Aleksandar Vucic è saldamente al potere da oltre un decennio, ovvero da quando divenne primo ministro nel 2014 e poi presidente della Repubblica tre anni più tardi. In gioventù è stato ministro dell’informazione nel governo di Slobodan Milosevic ed è riuscito a emarginare l’opposizione con sistemi clientelari e una retorica populista e anti-occidentale che contrasta con le sue azioni sempre più orientate nella direzione opposta. Secondo Tatjana Dordevic, corrispondente dall’Italia per vari media serbi, tra i suoi connazionali è ormai diffusa la sensazione che Vucic sia giunto al capolinea e che il tentativo di organizzare manifestazioni filo-governative (com’è accaduto in febbraio, con i fedeli del presidente mobilitati in autobus e in treno a spese dei contribuenti) rappresenti uno dei colpi di coda di un regime ormai al collasso.
Per delegittimare le manifestazioni di questi mesi Vucic ha insinuato più volte, attraverso il suo profilo Instagram, che le proteste siano in realtà manovrate dalle potenze occidentali decise a rovesciarlo per destabilizzare la Serbia. Sia la Russia che la Cina hanno dato credito alle sue affermazioni avvalorando l’ipotesi di una regia estera dietro le manifestazioni anti-Vucic. Accuse che appaiono quantomeno bizzarre, considerando che l’Ue è rimasta a lungo in silenzio di fronte a quanto stava accadendo a Belgrado spingendo qualcuno – anche all’interno dell’Europarlamento – ad accusare Bruxelles di anteporre gli interessi economici ai diritti umani e alla democrazia in Serbia.
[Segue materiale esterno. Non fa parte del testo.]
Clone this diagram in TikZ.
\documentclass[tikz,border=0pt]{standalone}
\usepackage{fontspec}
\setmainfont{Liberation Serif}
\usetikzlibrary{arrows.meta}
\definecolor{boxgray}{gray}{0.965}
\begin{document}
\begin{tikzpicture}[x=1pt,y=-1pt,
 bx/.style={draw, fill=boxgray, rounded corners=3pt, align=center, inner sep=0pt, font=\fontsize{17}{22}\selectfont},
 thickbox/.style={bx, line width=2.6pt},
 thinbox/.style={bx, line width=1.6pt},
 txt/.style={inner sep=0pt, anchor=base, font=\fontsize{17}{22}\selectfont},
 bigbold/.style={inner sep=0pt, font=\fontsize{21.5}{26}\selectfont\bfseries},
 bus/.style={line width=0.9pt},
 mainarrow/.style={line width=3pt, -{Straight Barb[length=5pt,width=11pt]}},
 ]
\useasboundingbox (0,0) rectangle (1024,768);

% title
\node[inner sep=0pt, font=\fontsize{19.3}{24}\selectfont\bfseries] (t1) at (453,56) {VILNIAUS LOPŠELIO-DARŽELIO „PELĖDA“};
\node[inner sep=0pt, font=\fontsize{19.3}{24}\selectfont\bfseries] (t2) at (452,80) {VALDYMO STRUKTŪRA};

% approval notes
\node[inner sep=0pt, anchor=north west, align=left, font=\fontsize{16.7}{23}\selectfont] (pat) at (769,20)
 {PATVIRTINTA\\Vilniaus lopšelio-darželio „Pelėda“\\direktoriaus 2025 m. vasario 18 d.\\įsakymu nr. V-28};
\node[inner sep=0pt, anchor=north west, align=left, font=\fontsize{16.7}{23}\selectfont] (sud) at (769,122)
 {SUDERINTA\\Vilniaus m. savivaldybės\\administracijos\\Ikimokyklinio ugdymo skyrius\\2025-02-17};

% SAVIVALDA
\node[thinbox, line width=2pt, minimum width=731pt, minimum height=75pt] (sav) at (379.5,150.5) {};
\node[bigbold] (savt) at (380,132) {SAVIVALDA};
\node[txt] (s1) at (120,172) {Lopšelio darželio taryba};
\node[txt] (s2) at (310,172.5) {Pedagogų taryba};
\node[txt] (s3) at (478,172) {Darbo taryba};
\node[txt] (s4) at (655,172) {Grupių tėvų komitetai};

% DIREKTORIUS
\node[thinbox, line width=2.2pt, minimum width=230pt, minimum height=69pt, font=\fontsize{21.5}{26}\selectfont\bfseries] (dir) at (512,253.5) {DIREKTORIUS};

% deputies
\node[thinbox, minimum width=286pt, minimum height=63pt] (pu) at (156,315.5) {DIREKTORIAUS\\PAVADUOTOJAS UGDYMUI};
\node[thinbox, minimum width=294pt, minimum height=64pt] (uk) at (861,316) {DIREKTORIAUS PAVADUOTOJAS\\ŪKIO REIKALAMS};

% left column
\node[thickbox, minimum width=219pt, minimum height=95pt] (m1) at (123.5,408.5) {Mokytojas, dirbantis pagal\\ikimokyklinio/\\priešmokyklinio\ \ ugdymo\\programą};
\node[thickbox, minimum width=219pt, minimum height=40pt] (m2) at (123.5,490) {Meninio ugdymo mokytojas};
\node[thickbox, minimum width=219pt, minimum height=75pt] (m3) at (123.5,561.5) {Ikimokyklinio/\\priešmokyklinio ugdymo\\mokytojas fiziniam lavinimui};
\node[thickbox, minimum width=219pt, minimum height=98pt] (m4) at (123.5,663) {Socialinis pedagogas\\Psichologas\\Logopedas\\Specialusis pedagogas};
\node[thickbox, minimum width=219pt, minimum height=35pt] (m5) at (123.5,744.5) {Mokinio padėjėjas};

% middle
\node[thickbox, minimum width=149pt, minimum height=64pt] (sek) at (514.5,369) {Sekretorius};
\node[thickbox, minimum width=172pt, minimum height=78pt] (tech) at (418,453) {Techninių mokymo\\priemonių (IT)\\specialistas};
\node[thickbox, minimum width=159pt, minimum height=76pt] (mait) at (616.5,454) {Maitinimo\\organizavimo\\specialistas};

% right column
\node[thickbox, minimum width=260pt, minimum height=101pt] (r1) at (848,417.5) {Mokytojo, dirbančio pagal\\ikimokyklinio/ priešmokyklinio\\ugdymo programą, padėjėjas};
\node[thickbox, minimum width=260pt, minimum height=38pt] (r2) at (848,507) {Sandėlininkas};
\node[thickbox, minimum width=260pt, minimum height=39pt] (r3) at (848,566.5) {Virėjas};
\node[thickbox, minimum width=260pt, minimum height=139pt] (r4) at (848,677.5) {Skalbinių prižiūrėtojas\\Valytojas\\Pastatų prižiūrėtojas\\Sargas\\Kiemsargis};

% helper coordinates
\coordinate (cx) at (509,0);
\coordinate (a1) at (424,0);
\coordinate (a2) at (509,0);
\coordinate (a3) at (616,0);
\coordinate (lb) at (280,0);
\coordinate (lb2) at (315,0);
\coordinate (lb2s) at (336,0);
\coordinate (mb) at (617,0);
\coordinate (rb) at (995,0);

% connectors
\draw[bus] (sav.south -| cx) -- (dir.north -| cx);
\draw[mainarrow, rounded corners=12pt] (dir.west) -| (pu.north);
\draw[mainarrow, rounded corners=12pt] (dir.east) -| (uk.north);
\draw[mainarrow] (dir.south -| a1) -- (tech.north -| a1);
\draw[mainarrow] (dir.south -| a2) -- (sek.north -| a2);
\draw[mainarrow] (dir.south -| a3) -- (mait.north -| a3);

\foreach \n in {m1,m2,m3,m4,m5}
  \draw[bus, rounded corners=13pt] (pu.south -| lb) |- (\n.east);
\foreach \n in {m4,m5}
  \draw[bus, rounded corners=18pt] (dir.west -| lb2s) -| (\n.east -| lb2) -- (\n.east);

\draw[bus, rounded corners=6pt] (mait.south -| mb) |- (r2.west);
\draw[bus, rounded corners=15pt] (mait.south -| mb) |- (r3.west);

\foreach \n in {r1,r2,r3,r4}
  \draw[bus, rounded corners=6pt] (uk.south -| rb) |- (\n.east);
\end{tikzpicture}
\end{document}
«C’è chi ritiene che la mancata risposta dell’Europa sia dovuta al fatto che nel luglio scorso Vucic ha sottoscritto con l’Ue un partenariato strategico per la fornitura di materie prime – in particolare il litio – sfruttando una contestatissima miniera acquisita dalla multinazionale anglo-australiana Rio Tinto nella valle del fiume Jadar», spiega Andi Hoxhaj, docente di legge al King's College di Londra, secondo il quale «le proteste hanno dimostrato che la comunità internazionale ha l’interesse a sostenere Vucic perché lo ritiene un partner costruttivo per la cooperazione regionale e per la stabilità nei Balcani occidentali».
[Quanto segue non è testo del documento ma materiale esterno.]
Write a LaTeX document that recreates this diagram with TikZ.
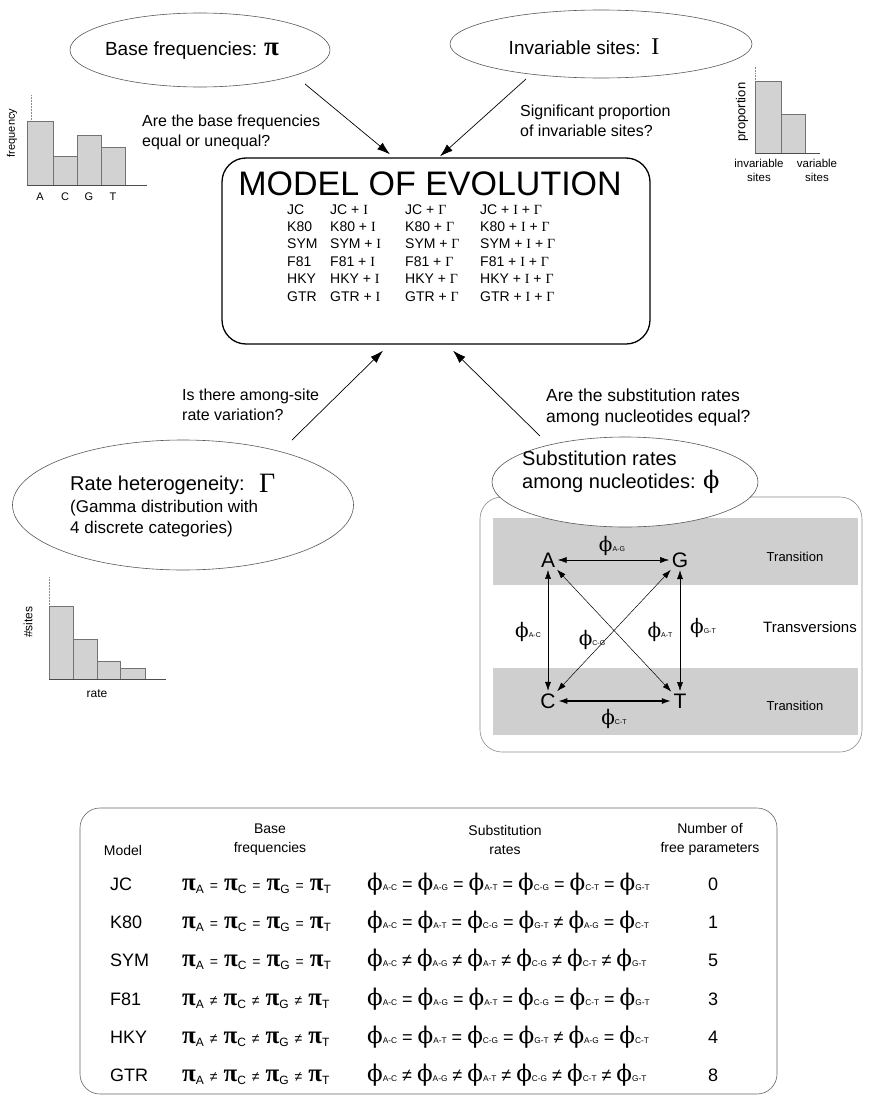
\documentclass[tikz,border=0pt]{standalone}
\usepackage{fontspec}
\setmainfont{Liberation Sans}
\newfontfamily\srf{Liberation Serif}
\newfontfamily\phif{DejaVu Serif}
\usetikzlibrary{arrows.meta,shapes.geometric}

\newcommand\fsz[1]{\fontsize{#1}{#1}\selectfont}
\newcommand\Gam{{\srf Γ}}
\newcommand\Inv{{\srf I}}
% pi with a subscript base letter
\newcommand\pis[1]{{\fsz{25}\srf\bfseries π}\raisebox{-3pt}{\fsz{12}#1}}
% phi with a small pair subscript (table)
\newcommand\phs[1]{{\fsz{23}\phif ϕ}{\fsz{8.3}#1}}
% phi with a small pair subscript (rate diagram)
\newcommand\phl[1]{{\fsz{20}\phif ϕ}{\fsz{7}#1}}

\begin{document}
\begin{tikzpicture}[x=1pt,y=-1pt,
  ell/.style={ellipse,draw=black!65,line width=0.6pt,fill=white,inner sep=0pt},
  arr/.style={-{Latex[length=13pt,width=8.5pt]},line width=0.7pt},
  dar/.style={{Latex[length=9pt,width=6pt]}-{Latex[length=9pt,width=6pt]},line width=0.5pt,shorten <=1pt,shorten >=1pt},
  lbl/.style={anchor=west,align=left,inner sep=0pt,font=\fontsize{16}{20}\selectfont},
  ttl/.style={inner sep=0pt,font=\fsz{19}},
  bar/.style={fill=gray!35,draw=black!55,line width=0.5pt},
  axisv/.style={draw=black!45,densely dotted,line width=0.5pt},
  axish/.style={draw=black!70,line width=0.6pt},
  band/.style={fill=gray!38,draw=none},
  cell/.style={anchor=base west,inner sep=0pt,font=\fsz{14}},
  tiny/.style={inner sep=0pt,font=\fsz{11}},
  hdr/.style={inner sep=0pt,align=center,font=\fontsize{14}{19}\selectfont},
  big/.style={anchor=base west,inner sep=0pt,font=\fsz{18}},
  nuc/.style={inner sep=1.5pt,font=\fsz{21}},
  rlab/.style={inner sep=0pt}]

\fill[white] (0,0) rectangle (871,1108);
\useasboundingbox (0,0) rectangle (871,1108);

%--- base frequencies
\node[ell,minimum width=260pt,minimum height=74pt] (bf) at (200,50) {};
\node[ttl] (bft) at (192,51) {Base frequencies: {\fsz{27}\srf\bfseries π}};

\draw[axisv] (31,95) -- (31,185);
\draw[bar] (27,121) rectangle (53,185);
\draw[bar] (53,156) rectangle (77,185);
\draw[bar] (77,135) rectangle (101,185);
\draw[bar] (101,147) rectangle (125,185);
\draw[axish] (27,185) -- (147,185);
\node[tiny] (hA) at (40,197) {A};
\node[tiny] (hC) at (65,197) {C};
\node[tiny] (hG) at (89,197) {G};
\node[tiny] (hT) at (113,197) {T};
\node[tiny,rotate=90] (hf) at (12,133) {frequency};

%--- invariable sites
\node[ell,minimum width=302pt,minimum height=68pt] (iv) at (601,44) {};
\node[ttl] (ivt) at (584,47) {Invariable sites:\ \ {\fsz{24}\srf I}};

\draw[axisv] (755,67) -- (755,153);
\draw[bar] (755,81) rectangle (781,153);
\draw[bar] (781,114) rectangle (805,153);
\draw[axish] (755,153) -- (820,153);
\node[tiny,rotate=90,font=\fsz{13}] (hp) at (742,112) {proportion};
\node[hdr,font=\fontsize{11.5}{14}\selectfont] (hi) at (759,170) {invariable\\sites};
\node[hdr,font=\fontsize{11.5}{14}\selectfont] (hv) at (817,170) {variable\\sites};

%--- questions
\node[lbl] (q1) at (142,132) {Are the base frequencies\\equal or unequal?};
\node[lbl] (q2) at (520,121) {Significant proportion\\of invariable sites?};
\node[lbl] (q3) at (182,405) {Is there among-site\\rate variation?};
\node[lbl,font=\fontsize{17.5}{21}\selectfont] (q4) at (546,407) {Are the substitution rates\\among nucleotides equal?};

%--- model box
\node[draw,line width=1.3pt,rounded corners=24pt,minimum width=428pt,minimum height=186pt,inner sep=0pt] (mdl) at (436,251) {};
\node[inner sep=0pt,font=\fsz{34}] (mtl) at (430,184) {MODEL OF EVOLUTION};
\foreach \m [count=\i] in {JC,K80,SYM,F81,HKY,GTR} {
  \pgfmathsetmacro\yy{214+17.4*(\i-1)}
  \node[cell] (ma\i) at (287,\yy) {\m};
  \node[cell] (mb\i) at (330,\yy) {\m\ + \Inv};
  \node[cell] (mc\i) at (405,\yy) {\m\ + \Gam};
  \node[cell] (md\i) at (480,\yy) {\m\ + \Inv\ + \Gam};
}

%--- arrows into the model box
\path (bf.center) ++(105,34) coordinate (bfo);
\path (iv.center) ++(-75,35) coordinate (ivo);
\path (mdl.north) ++(-46,-3) coordinate (mt1);
\path (mdl.north) ++(4,-1) coordinate (mt2);
\path (mdl.south) ++(-53,6) coordinate (mb1);
\path (mdl.south) ++(17,6) coordinate (mb2);
\draw[arr] (bfo) -- (mt1);
\draw[arr] (ivo) -- (mt2);

%--- rate heterogeneity
\node[ell,minimum width=341pt,minimum height=130pt] (rh) at (183,505) {};
\node[anchor=base west,inner sep=0pt,font=\fsz{20}] (rht) at (70,490) {Rate heterogeneity:};
\node[anchor=base west,inner sep=0pt,font=\fsz{28}\srf] (rhg) at (259,492) {Γ};
\node[anchor=base west,inner sep=0pt,font=\fsz{17}] (rh1) at (70,512) {(Gamma distribution with};
\node[anchor=base west,inner sep=0pt,font=\fsz{17}] (rh2) at (70,533) {4 discrete categories)};
\path (rh.center) ++(109,-65) coordinate (rho);
\draw[arr] (rho) -- (mb1);

\draw[axisv] (49,577) -- (49,679);
\draw[bar] (49,606) rectangle (73,679);
\draw[bar] (73,639) rectangle (97,679);
\draw[bar] (97,661) rectangle (120,679);
\draw[bar] (120,668) rectangle (145,679);
\draw[axish] (49,679) -- (166,679);
\node[tiny,rotate=90,font=\fsz{12}] (hs) at (28,622) {\#sites};
\node[tiny,font=\fsz{12}] (hr) at (97,694) {rate};

%--- substitution rates
\node[draw=black!45,line width=0.6pt,rounded corners=22pt,minimum width=382pt,minimum height=255pt,inner sep=0pt] (sbx) at (671,624.5) {};
\fill[band] (493,518) rectangle (858,585);
\fill[band] (493,668) rectangle (858,735);
\node[ell,minimum width=266pt,minimum height=90pt] (sr) at (625,482) {};
\node[anchor=base west,inner sep=0pt,font=\fsz{20}] (srt1) at (522,465) {Substitution rates};
\node[anchor=base west,inner sep=0pt,font=\fsz{20}] (srt2) at (522,488) {among nucleotides: {\fsz{24}\phif ϕ}};
\path (sr.center) ++(-85,-46) coordinate (sro);
\draw[arr] (sro) -- (mb2);

\node[nuc] (A) at (548,560) {A};
\node[nuc] (G) at (680,560) {G};
\node[nuc] (C) at (548,701) {C};
\node[nuc] (T) at (680,701) {T};
\draw[dar] (A) -- (G);
\draw[dar] (A) -- (C);
\draw[dar] (G) -- (T);
\draw[dar] (A) -- (T);
\draw[dar] (G) -- (C);
\draw[dar,line width=1.3pt] (C) -- (T);
\node[rlab] (lag) at (612,546) {\phl{A-G}};
\node[rlab] (lac) at (528,632) {\phl{A-C}};
\node[rlab] (lcg) at (592,640) {\phl{C-G}};
\node[rlab] (lat) at (660,632) {\phl{A-T}};
\node[rlab] (lgt) at (703,628) {\phl{G-T}};
\node[rlab] (lct) at (614,719) {\phl{C-T}};
\node[inner sep=0pt,font=\fsz{13}] (tr1) at (795,557) {Transition};
\node[inner sep=0pt,font=\fsz{15}] (tv) at (810,627) {Transversions};
\node[inner sep=0pt,font=\fsz{13}] (tr2) at (795,706) {Transition};

%--- summary table
\node[draw=black!60,line width=0.6pt,rounded corners=20pt,minimum width=697pt,minimum height=286pt,inner sep=0pt] (tbl) at (428.5,951) {};
\node[hdr] (hm) at (123,850) {Model};
\node[hdr] (hb) at (270,839.5) {Base\\frequencies};
\node[hdr] (hsr) at (505,839.5) {Substitution\\rates};
\node[hdr] (hn) at (710,839.5) {Number of\\free parameters};

\def\peq{{\fsz{14}\hspace{6pt}=\hspace{6pt}}}
\def\pne{{\fsz{14}\hspace{6pt}≠\hspace{6pt}}}
\def\feq{\ =\ }
\def\fne{\ ≠\ }
\foreach \nm/\pp/\ff/\nn [count=\i] in {
  JC/{\pis{A}\peq\pis{C}\peq\pis{G}\peq\pis{T}}/{\phs{A-C}\feq\phs{A-G}\feq\phs{A-T}\feq\phs{C-G}\feq\phs{C-T}\feq\phs{G-T}}/0,
  K80/{\pis{A}\peq\pis{C}\peq\pis{G}\peq\pis{T}}/{\phs{A-C}\feq\phs{A-T}\feq\phs{C-G}\feq\phs{G-T}\fne\phs{A-G}\feq\phs{C-T}}/1,
  SYM/{\pis{A}\peq\pis{C}\peq\pis{G}\peq\pis{T}}/{\phs{A-C}\fne\phs{A-G}\fne\phs{A-T}\fne\phs{C-G}\fne\phs{C-T}\fne\phs{G-T}}/5,
  F81/{\pis{A}\pne\pis{C}\pne\pis{G}\pne\pis{T}}/{\phs{A-C}\feq\phs{A-G}\feq\phs{A-T}\feq\phs{C-G}\feq\phs{C-T}\feq\phs{G-T}}/3,
  HKY/{\pis{A}\pne\pis{C}\pne\pis{G}\pne\pis{T}}/{\phs{A-C}\feq\phs{A-T}\feq\phs{C-G}\feq\phs{G-T}\fne\phs{A-G}\feq\phs{C-T}}/4,
  GTR/{\pis{A}\pne\pis{C}\pne\pis{G}\pne\pis{T}}/{\phs{A-C}\fne\phs{A-G}\fne\phs{A-T}\fne\phs{C-G}\fne\phs{C-T}\fne\phs{G-T}}/8} {
  \pgfmathsetmacro\yy{890.5+38.2*(\i-1)}
  \node[big] (tn\i) at (110,\yy) {\nm};
  \node[big] (tp\i) at (182,\yy) {\pp};
  \node[big] (tf\i) at (367,\yy) {\ff};
  \node[big,anchor=base] (tk\i) at (713,\yy) {\nn};
}
\end{tikzpicture}
\end{document}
Ma anche quando ha iniziato a prendere posizione Bruxelles ha dato una risposta timida e ben lontana da quando aveva fatto, per esempio, di fronte alle proteste in Georgia. Dopo mesi di silenzio, la commissaria europea per l’allargamento Marta Kos ha pubblicato una lettera aperta per chiedere un’indagine rapida e imparziale sugli incidenti che hanno preso di mira i manifestanti in Serbia, esprimendo preoccupazione per le aggressioni della polizia contro gli studenti. Poi, nel corso di un dibattito svolto alla presenza dei membri dell’Assemblea nazionale serba, ha ribadito l’impegno della Commissione europea a seguire da vicino gli sviluppi politici in Serbia.
I manifestanti non intendono accettare soluzioni di compromesso che non prevedano riforme democratiche capaci di rafforzare realmente lo stato di diritto in Serbia. E continuano a radunarsi e a marciare quasi ogni giorno. Per sabato 15 marzo si prepara un’altra grande manifestazione nella capitale: gli organizzatori hanno fatto sapere che sarà la più imponente di tutte quelle svolte finora. Il presidente Vucic, dopo aver fatto appello al dialogo sostenendo di aver già soddisfatto le richieste degli studenti, adesso ha cambiato completamente approccio alla crisi e, in un discorso alla nazione, ha dichiarato che sabato a Belgrado si aspetta «una violenza su vasta scala», denunciando una radicalizzazione della protesta sostenuta dalle opposizioni.